Brown had never heard of Oak Street when the received that email, but he was in a situation where TexCap’s majority partner wanted to sell.
“The remainder of us did not want to do that,” Brown said. “We wanted to perpetuate it, and it was very important to us to perpetuate it, for our employees and for ourselves.”
So Brown decided to follow his hunch. He contacted Oak Street and explained his problem: that he and his partners — there are six partners involved in the agency overall — wanted to buy the agency but they didn’t have the cash outright and had some debt from previous acquisitions.
“We had a little bit of debt,” Brown said, “and then we were looking, obviously, at debt to buy out this majority partner.”
Dennen said the situation Brown and his partners were in was exactly the kind that Oak Street was set up to handle. Focused exclusively on the insurance industry, Oak Street provides funding for agencies, brokerages, managing general agencies, managing general underwriters, reinsurance brokers and the like.
“We’ve been in business now over 10 years and have originated over $350 million in loans to agents in 47 states, in life and health, P&C, and even annuities. We’ve done loans from $10,000 to $10 million and are looking to continue to expand that box,” he said.
Going into a transaction Oak Street tries to make sure “that there’s really good alignment between the buyer and the seller and Oak Street,” Dennen said.
In TexCap’s case, the seller was amenable to the idea of the partners buying him out and the agency seemed solid, with a history of strong performance.
So, Dennen said, they entered into a “consultative type discussion” to understand the purpose of the funds, understand the organization and its ownership, the type of policies they have and how long agency had been in existence.
Finally, Dennen said, it had to be determined if there was “a realistic opportunity to put together to put together a deal that makes sense for everybody.”
TexCap-Concord was established in 2005, has grown to have 43 employees and brings in “somewhere in the neighborhood of $6 1/2 million in revenue,” Brown said.

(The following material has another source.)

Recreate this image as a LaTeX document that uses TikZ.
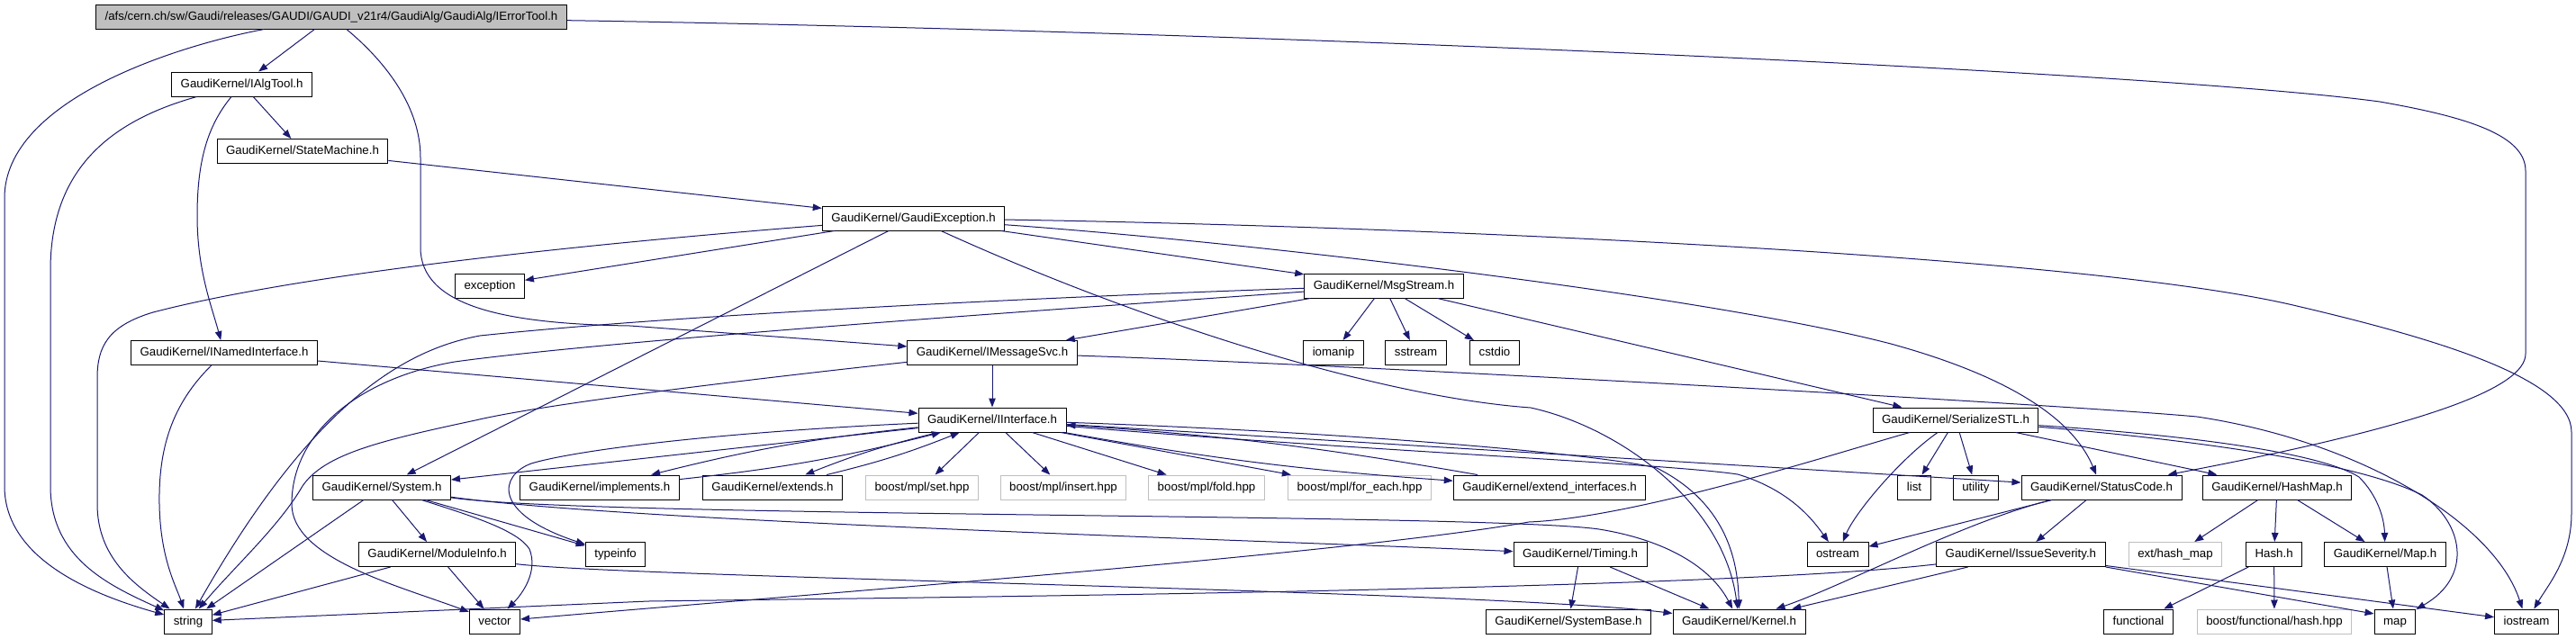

“We’re very much a generalist agency. We have some specialties. We’ve got some program business in the state of Texas,” Brown said. “We’re involved in large commercial and have a select commercial unit, we have a rather sizable personal lines unit, and we also are involved in benefits.”
Brown said Oak Street’s in-depth knowledge of the insurance industry was a major factor in the decision to try and structure a deal through them.
“They were really able to talk our language, and understand how an independent insurance agency works, from a cash-flow standpoint, from an operational standpoint, from an EBITDA standpoint and everything else,” Brown said.
“They were very knowledgeable, there was no problem in trying to bring them up to date on how we operated, and that was a very positive thing for us. It was just a matter of putting the data together, the vision plan that we had and where we wanted to go, and they jumped on board with us. It was very satisfying and has been a very profitable deal for both of us so far,” he said.
In the course of its investigation into TexCap, Oak Street was very thorough, Brown said. “They asked a lot of questions. We spent a lot of time together, a lot of time face-to-face together. It was also a relationship situation where I think their trust in us, and our trust in them was a real overriding point.”
In analyzing TexCap’s books, or those of any other agency’s books in the course of due diligence, Oak Street analyzes the information “on an actuarial basis, it’s pretty consistent with realistic market valuations and things like that. What we lend is not dependent on what a buyer and seller agree to pay,” Dennen said.
He described the transaction as “a mini-securitization. We’ve been able to build a piece of software that is based around that premise that we can analyze various books of business on an actuarial basis and structure a senior secured instrument around it.”
Brown approached Oak Street in August 2012 and the deal was completed in November of that year. Since then, TexCap has seen phenomenal growth, with “eight straight months of record-breaking amounts,” Brown said.
The agency has been able to exceed what is required of it from the covenants with Oak Street and plans on continuing that practice.
“It’s been a really, really good relationship. We’re seriously considering the idea of perhaps more acquisitions and things like that, and they’re very open to that,” Brown said.